> **Given instruction**:
Quote all of the data that follows exactly as written, skipping the images.

> **Collected data**:
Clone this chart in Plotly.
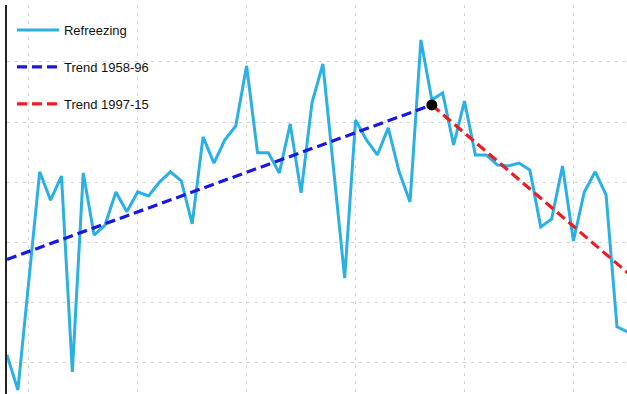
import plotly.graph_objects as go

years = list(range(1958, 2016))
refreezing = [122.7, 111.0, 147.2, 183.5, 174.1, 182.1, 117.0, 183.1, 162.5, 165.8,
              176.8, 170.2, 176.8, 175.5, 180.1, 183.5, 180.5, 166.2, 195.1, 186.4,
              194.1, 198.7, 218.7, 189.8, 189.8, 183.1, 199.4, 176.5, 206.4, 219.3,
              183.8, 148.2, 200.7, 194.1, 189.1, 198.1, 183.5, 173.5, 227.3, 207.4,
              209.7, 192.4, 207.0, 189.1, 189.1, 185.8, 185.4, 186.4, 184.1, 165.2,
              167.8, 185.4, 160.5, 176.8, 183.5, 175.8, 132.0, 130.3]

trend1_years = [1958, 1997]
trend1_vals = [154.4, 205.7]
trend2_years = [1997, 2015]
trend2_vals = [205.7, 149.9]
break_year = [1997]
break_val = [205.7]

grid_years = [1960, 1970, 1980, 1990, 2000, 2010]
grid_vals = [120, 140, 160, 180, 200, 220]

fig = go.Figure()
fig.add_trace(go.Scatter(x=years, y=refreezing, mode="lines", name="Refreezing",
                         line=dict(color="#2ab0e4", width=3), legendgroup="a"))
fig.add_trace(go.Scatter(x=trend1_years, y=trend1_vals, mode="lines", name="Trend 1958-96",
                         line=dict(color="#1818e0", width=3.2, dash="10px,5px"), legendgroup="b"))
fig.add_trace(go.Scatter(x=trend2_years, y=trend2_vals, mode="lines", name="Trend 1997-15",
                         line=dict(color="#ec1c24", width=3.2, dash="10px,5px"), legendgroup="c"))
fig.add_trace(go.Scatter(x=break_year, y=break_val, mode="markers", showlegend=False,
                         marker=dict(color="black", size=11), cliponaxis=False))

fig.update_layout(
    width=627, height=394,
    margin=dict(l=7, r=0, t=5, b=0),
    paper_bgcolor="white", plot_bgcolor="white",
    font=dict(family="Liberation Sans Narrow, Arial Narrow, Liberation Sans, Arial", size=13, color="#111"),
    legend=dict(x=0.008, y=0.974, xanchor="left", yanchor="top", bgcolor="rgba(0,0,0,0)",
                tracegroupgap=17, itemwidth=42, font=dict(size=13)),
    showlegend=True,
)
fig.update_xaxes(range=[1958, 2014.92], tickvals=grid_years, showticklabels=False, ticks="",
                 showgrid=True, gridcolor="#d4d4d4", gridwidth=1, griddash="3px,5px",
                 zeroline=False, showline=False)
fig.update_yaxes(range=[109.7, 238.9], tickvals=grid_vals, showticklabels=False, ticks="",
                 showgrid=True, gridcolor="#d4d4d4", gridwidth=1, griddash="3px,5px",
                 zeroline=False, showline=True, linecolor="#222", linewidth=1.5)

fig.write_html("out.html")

> **Finished exercise**:
Clone this chart in Plotly.
import plotly.graph_objects as go

years = list(range(1958, 2016))
refreezing = [122.7, 111.0, 147.2, 183.5, 174.1, 182.1, 117.0, 183.1, 162.5, 165.8,
              176.8, 170.2, 176.8, 175.5, 180.1, 183.5, 180.5, 166.2, 195.1, 186.4,
              194.1, 198.7, 218.7, 189.8, 189.8, 183.1, 199.4, 176.5, 206.4, 219.3,
              183.8, 148.2, 200.7, 194.1, 189.1, 198.1, 183.5, 173.5, 227.3, 207.4,
              209.7, 192.4, 207.0, 189.1, 189.1, 185.8, 185.4, 186.4, 184.1, 165.2,
              167.8, 185.4, 160.5, 176.8, 183.5, 175.8, 132.0, 130.3]

trend1_years = [1958, 1997]
trend1_vals = [154.4, 205.7]
trend2_years = [1997, 2015]
trend2_vals = [205.7, 149.9]
break_year = [1997]
break_val = [205.7]

grid_years = [1960, 1970, 1980, 1990, 2000, 2010]
grid_vals = [120, 140, 160, 180, 200, 220]

fig = go.Figure()
fig.add_trace(go.Scatter(x=years, y=refreezing, mode="lines", name="Refreezing",
                         line=dict(color="#2ab0e4", width=3), legendgroup="a"))
fig.add_trace(go.Scatter(x=trend1_years, y=trend1_vals, mode="lines", name="Trend 1958-96",
                         line=dict(color="#1818e0", width=3.2, dash="10px,5px"), legendgroup="b"))
fig.add_trace(go.Scatter(x=trend2_years, y=trend2_vals, mode="lines", name="Trend 1997-15",
                         line=dict(color="#ec1c24", width=3.2, dash="10px,5px"), legendgroup="c"))
fig.add_trace(go.Scatter(x=break_year, y=break_val, mode="markers", showlegend=False,
                         marker=dict(color="black", size=11), cliponaxis=False))

fig.update_layout(
    width=627, height=394,
    margin=dict(l=7, r=0, t=5, b=0),
    paper_bgcolor="white", plot_bgcolor="white",
    font=dict(family="Liberation Sans Narrow, Arial Narrow, Liberation Sans, Arial", size=13, color="#111"),
    legend=dict(x=0.008, y=0.974, xanchor="left", yanchor="top", bgcolor="rgba(0,0,0,0)",
                tracegroupgap=17, itemwidth=42, font=dict(size=13)),
    showlegend=True,
)
fig.update_xaxes(range=[1958, 2014.92], tickvals=grid_years, showticklabels=False, ticks="",
                 showgrid=True, gridcolor="#d4d4d4", gridwidth=1, griddash="3px,5px",
                 zeroline=False, showline=False)
fig.update_yaxes(range=[109.7, 238.9], tickvals=grid_vals, showticklabels=False, ticks="",
                 showgrid=True, gridcolor="#d4d4d4", gridwidth=1, griddash="3px,5px",
                 zeroline=False, showline=True, linecolor="#222", linewidth=1.5)

fig.write_html("out.html")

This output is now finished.